>>>>>

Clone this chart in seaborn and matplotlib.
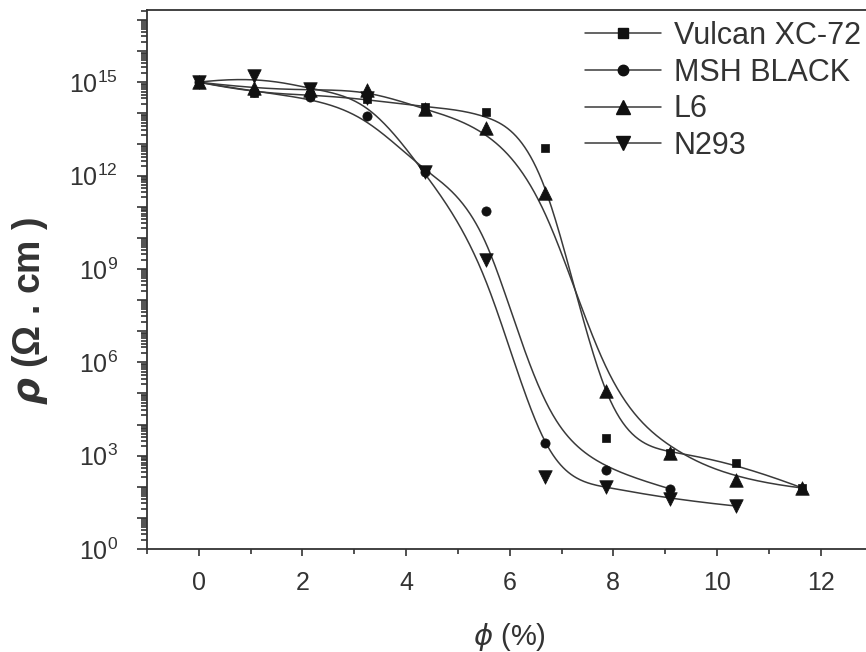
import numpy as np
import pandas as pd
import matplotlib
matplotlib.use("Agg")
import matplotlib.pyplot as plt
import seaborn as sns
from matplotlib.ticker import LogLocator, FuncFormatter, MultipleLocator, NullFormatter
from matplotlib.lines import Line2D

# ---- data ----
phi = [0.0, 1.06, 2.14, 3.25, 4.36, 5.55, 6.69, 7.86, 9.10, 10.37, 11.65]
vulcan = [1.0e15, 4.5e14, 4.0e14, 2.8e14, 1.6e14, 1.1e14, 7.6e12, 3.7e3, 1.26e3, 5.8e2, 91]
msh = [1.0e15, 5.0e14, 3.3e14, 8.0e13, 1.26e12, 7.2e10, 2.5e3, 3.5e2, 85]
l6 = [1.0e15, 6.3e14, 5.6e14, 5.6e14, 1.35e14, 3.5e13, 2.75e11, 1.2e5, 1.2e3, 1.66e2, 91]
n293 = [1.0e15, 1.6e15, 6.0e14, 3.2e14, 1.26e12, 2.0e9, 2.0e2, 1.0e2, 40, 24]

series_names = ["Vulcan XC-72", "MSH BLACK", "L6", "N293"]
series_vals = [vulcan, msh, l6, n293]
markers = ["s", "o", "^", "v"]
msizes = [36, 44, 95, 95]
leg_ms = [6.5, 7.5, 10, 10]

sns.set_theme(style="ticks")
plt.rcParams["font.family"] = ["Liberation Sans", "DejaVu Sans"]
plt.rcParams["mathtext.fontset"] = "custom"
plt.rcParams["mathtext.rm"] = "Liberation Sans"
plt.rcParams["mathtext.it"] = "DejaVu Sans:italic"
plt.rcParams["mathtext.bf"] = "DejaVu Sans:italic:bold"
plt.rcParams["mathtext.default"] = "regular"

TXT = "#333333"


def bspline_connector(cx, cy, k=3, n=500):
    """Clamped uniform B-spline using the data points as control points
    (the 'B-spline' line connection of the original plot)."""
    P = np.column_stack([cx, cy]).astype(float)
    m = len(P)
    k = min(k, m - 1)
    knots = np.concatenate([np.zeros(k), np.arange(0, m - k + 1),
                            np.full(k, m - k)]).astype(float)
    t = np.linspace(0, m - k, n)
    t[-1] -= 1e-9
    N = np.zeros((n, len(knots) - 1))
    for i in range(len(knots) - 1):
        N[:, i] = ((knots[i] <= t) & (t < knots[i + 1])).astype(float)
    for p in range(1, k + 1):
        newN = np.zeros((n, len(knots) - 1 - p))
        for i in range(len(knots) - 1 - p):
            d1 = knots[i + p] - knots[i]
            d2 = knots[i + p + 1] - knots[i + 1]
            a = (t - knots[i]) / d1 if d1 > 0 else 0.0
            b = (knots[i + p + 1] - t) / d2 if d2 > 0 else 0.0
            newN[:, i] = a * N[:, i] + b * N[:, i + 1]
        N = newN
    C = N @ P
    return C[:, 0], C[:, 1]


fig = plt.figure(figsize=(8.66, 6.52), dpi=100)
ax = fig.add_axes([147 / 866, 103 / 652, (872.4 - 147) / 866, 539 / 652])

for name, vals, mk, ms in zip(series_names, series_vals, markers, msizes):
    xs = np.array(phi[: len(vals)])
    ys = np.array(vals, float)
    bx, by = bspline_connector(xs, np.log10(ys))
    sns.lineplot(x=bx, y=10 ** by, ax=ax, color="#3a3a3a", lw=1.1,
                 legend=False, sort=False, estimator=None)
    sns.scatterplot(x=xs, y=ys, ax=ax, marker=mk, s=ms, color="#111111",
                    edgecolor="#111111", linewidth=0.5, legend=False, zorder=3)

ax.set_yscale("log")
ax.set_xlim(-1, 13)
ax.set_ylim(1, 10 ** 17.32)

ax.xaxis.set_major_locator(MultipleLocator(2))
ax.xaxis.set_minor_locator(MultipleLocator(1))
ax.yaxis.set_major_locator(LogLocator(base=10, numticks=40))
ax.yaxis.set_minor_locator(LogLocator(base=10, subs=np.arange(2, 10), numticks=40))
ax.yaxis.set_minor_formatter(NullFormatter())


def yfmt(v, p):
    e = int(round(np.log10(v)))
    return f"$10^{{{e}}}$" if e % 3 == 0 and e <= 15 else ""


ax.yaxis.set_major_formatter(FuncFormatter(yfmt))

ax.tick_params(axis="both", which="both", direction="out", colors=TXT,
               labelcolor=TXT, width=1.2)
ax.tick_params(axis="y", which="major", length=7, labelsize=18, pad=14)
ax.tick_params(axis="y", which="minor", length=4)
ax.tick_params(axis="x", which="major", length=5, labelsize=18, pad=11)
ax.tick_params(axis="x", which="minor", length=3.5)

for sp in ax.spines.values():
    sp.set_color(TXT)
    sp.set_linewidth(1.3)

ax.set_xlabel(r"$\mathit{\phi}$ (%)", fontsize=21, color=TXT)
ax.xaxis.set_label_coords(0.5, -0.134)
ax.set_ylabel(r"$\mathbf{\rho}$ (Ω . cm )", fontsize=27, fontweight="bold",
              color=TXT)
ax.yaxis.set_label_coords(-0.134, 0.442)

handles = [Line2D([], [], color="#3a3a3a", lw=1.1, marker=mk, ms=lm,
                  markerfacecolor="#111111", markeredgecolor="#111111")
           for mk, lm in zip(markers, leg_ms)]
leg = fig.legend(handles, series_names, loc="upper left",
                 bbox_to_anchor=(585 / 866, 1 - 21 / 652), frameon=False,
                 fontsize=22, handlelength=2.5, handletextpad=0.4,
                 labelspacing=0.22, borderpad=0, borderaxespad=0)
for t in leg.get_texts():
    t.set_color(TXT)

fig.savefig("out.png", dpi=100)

<<<<<

**Set exercise**
Transcribe the whole listing exactly. Pictures are excluded.

**Result**
Clone this chart in seaborn and matplotlib.
import numpy as np
import pandas as pd
import matplotlib
matplotlib.use("Agg")
import matplotlib.pyplot as plt
import seaborn as sns
from matplotlib.ticker import LogLocator, FuncFormatter, MultipleLocator, NullFormatter
from matplotlib.lines import Line2D

# ---- data ----
phi = [0.0, 1.06, 2.14, 3.25, 4.36, 5.55, 6.69, 7.86, 9.10, 10.37, 11.65]
vulcan = [1.0e15, 4.5e14, 4.0e14, 2.8e14, 1.6e14, 1.1e14, 7.6e12, 3.7e3, 1.26e3, 5.8e2, 91]
msh = [1.0e15, 5.0e14, 3.3e14, 8.0e13, 1.26e12, 7.2e10, 2.5e3, 3.5e2, 85]
l6 = [1.0e15, 6.3e14, 5.6e14, 5.6e14, 1.35e14, 3.5e13, 2.75e11, 1.2e5, 1.2e3, 1.66e2, 91]
n293 = [1.0e15, 1.6e15, 6.0e14, 3.2e14, 1.26e12, 2.0e9, 2.0e2, 1.0e2, 40, 24]

series_names = ["Vulcan XC-72", "MSH BLACK", "L6", "N293"]
series_vals = [vulcan, msh, l6, n293]
markers = ["s", "o", "^", "v"]
msizes = [36, 44, 95, 95]
leg_ms = [6.5, 7.5, 10, 10]

sns.set_theme(style="ticks")
plt.rcParams["font.family"] = ["Liberation Sans", "DejaVu Sans"]
plt.rcParams["mathtext.fontset"] = "custom"
plt.rcParams["mathtext.rm"] = "Liberation Sans"
plt.rcParams["mathtext.it"] = "DejaVu Sans:italic"
plt.rcParams["mathtext.bf"] = "DejaVu Sans:italic:bold"
plt.rcParams["mathtext.default"] = "regular"

TXT = "#333333"


def bspline_connector(cx, cy, k=3, n=500):
    """Clamped uniform B-spline using the data points as control points
    (the 'B-spline' line connection of the original plot)."""
    P = np.column_stack([cx, cy]).astype(float)
    m = len(P)
    k = min(k, m - 1)
    knots = np.concatenate([np.zeros(k), np.arange(0, m - k + 1),
                            np.full(k, m - k)]).astype(float)
    t = np.linspace(0, m - k, n)
    t[-1] -= 1e-9
    N = np.zeros((n, len(knots) - 1))
    for i in range(len(knots) - 1):
        N[:, i] = ((knots[i] <= t) & (t < knots[i + 1])).astype(float)
    for p in range(1, k + 1):
        newN = np.zeros((n, len(knots) - 1 - p))
        for i in range(len(knots) - 1 - p):
            d1 = knots[i + p] - knots[i]
            d2 = knots[i + p + 1] - knots[i + 1]
            a = (t - knots[i]) / d1 if d1 > 0 else 0.0
            b = (knots[i + p + 1] - t) / d2 if d2 > 0 else 0.0
            newN[:, i] = a * N[:, i] + b * N[:, i + 1]
        N = newN
    C = N @ P
    return C[:, 0], C[:, 1]


fig = plt.figure(figsize=(8.66, 6.52), dpi=100)
ax = fig.add_axes([147 / 866, 103 / 652, (872.4 - 147) / 866, 539 / 652])

for name, vals, mk, ms in zip(series_names, series_vals, markers, msizes):
    xs = np.array(phi[: len(vals)])
    ys = np.array(vals, float)
    bx, by = bspline_connector(xs, np.log10(ys))
    sns.lineplot(x=bx, y=10 ** by, ax=ax, color="#3a3a3a", lw=1.1,
                 legend=False, sort=False, estimator=None)
    sns.scatterplot(x=xs, y=ys, ax=ax, marker=mk, s=ms, color="#111111",
                    edgecolor="#111111", linewidth=0.5, legend=False, zorder=3)

ax.set_yscale("log")
ax.set_xlim(-1, 13)
ax.set_ylim(1, 10 ** 17.32)

ax.xaxis.set_major_locator(MultipleLocator(2))
ax.xaxis.set_minor_locator(MultipleLocator(1))
ax.yaxis.set_major_locator(LogLocator(base=10, numticks=40))
ax.yaxis.set_minor_locator(LogLocator(base=10, subs=np.arange(2, 10), numticks=40))
ax.yaxis.set_minor_formatter(NullFormatter())


def yfmt(v, p):
    e = int(round(np.log10(v)))
    return f"$10^{{{e}}}$" if e % 3 == 0 and e <= 15 else ""


ax.yaxis.set_major_formatter(FuncFormatter(yfmt))

ax.tick_params(axis="both", which="both", direction="out", colors=TXT,
               labelcolor=TXT, width=1.2)
ax.tick_params(axis="y", which="major", length=7, labelsize=18, pad=14)
ax.tick_params(axis="y", which="minor", length=4)
ax.tick_params(axis="x", which="major", length=5, labelsize=18, pad=11)
ax.tick_params(axis="x", which="minor", length=3.5)

for sp in ax.spines.values():
    sp.set_color(TXT)
    sp.set_linewidth(1.3)

ax.set_xlabel(r"$\mathit{\phi}$ (%)", fontsize=21, color=TXT)
ax.xaxis.set_label_coords(0.5, -0.134)
ax.set_ylabel(r"$\mathbf{\rho}$ (Ω . cm )", fontsize=27, fontweight="bold",
              color=TXT)
ax.yaxis.set_label_coords(-0.134, 0.442)

handles = [Line2D([], [], color="#3a3a3a", lw=1.1, marker=mk, ms=lm,
                  markerfacecolor="#111111", markeredgecolor="#111111")
           for mk, lm in zip(markers, leg_ms)]
leg = fig.legend(handles, series_names, loc="upper left",
                 bbox_to_anchor=(585 / 866, 1 - 21 / 652), frameon=False,
                 fontsize=22, handlelength=2.5, handletextpad=0.4,
                 labelspacing=0.22, borderpad=0, borderaxespad=0)
for t in leg.get_texts():
    t.set_color(TXT)

fig.savefig("out.png", dpi=100)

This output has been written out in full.